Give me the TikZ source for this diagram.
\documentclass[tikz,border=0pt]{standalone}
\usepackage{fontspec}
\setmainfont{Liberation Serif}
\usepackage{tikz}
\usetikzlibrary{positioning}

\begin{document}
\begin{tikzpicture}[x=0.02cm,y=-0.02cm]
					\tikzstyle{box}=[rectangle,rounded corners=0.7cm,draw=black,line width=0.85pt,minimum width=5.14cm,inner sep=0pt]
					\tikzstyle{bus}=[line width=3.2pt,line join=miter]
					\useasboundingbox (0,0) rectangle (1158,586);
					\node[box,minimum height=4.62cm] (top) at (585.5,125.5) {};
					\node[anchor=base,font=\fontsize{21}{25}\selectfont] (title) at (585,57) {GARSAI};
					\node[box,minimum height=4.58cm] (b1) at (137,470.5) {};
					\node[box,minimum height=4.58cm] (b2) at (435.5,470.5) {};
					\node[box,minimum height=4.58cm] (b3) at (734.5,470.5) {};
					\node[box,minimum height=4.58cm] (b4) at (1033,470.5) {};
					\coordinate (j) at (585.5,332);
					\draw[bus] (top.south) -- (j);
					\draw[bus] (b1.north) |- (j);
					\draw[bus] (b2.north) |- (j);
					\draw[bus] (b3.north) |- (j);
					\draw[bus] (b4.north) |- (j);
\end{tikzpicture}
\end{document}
...
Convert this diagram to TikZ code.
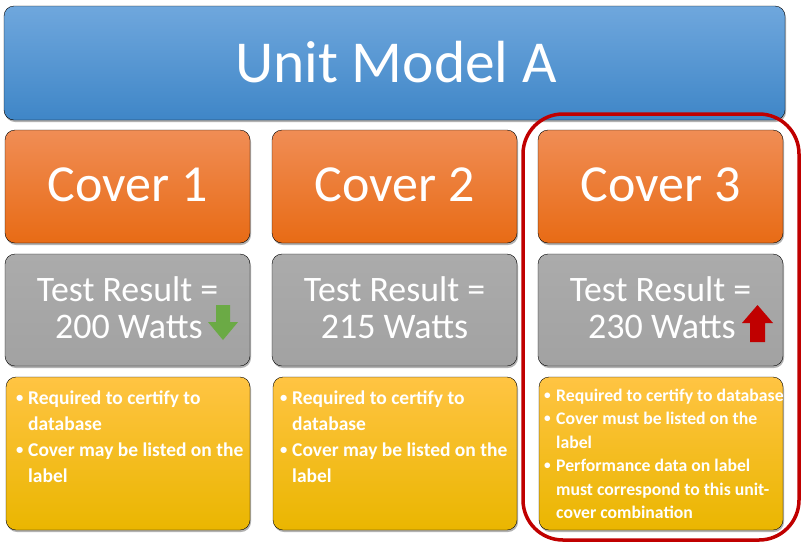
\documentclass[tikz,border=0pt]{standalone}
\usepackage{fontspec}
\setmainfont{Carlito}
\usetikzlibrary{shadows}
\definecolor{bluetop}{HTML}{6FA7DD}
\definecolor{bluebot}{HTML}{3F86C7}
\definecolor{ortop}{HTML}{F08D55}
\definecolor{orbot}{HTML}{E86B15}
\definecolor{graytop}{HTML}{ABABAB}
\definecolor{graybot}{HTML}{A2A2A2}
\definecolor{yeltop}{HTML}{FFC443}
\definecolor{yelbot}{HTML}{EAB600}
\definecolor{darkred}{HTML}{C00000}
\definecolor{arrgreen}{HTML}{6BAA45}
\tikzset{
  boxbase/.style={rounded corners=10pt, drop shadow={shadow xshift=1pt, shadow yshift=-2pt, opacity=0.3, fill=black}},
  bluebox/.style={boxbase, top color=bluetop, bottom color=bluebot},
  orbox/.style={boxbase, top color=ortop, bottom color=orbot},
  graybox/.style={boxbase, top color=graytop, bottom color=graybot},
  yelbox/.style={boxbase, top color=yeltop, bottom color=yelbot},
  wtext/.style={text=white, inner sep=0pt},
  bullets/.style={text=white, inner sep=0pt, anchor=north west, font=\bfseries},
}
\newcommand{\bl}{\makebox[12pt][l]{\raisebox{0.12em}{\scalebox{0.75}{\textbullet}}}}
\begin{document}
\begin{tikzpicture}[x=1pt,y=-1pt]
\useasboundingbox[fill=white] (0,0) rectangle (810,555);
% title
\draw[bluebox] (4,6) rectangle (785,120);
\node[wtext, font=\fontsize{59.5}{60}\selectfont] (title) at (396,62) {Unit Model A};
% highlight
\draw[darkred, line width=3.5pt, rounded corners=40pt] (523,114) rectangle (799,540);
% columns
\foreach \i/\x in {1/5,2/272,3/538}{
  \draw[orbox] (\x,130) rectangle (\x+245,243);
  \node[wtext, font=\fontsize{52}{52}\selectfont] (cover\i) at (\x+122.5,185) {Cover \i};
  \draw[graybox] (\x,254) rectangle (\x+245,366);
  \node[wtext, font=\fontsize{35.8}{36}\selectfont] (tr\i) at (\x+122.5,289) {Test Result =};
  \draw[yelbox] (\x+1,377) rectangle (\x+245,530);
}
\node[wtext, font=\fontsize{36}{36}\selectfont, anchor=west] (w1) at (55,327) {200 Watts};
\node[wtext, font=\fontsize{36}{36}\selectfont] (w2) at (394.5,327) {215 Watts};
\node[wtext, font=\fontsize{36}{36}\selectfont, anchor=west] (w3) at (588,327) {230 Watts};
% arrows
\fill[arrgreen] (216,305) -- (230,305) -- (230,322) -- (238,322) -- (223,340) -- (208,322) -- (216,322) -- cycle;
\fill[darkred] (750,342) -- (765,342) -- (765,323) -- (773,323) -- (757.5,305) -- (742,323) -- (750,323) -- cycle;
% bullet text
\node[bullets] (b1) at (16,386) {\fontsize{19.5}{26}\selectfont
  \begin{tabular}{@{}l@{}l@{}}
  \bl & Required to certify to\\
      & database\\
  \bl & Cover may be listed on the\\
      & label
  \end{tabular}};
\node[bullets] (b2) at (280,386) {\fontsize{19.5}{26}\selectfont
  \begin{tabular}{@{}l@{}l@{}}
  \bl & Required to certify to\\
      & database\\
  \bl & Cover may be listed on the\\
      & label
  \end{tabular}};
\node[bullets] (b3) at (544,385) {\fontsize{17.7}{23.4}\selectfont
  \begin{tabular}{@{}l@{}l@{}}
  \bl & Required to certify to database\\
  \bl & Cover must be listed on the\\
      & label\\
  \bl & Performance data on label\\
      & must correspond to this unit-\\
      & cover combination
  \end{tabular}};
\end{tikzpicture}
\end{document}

• **Exercise prompt**
Make a copy of each line that contains the string "diagram".

• **Exercise response**
Give me the TikZ source for this diagram.
Convert this diagram to TikZ code.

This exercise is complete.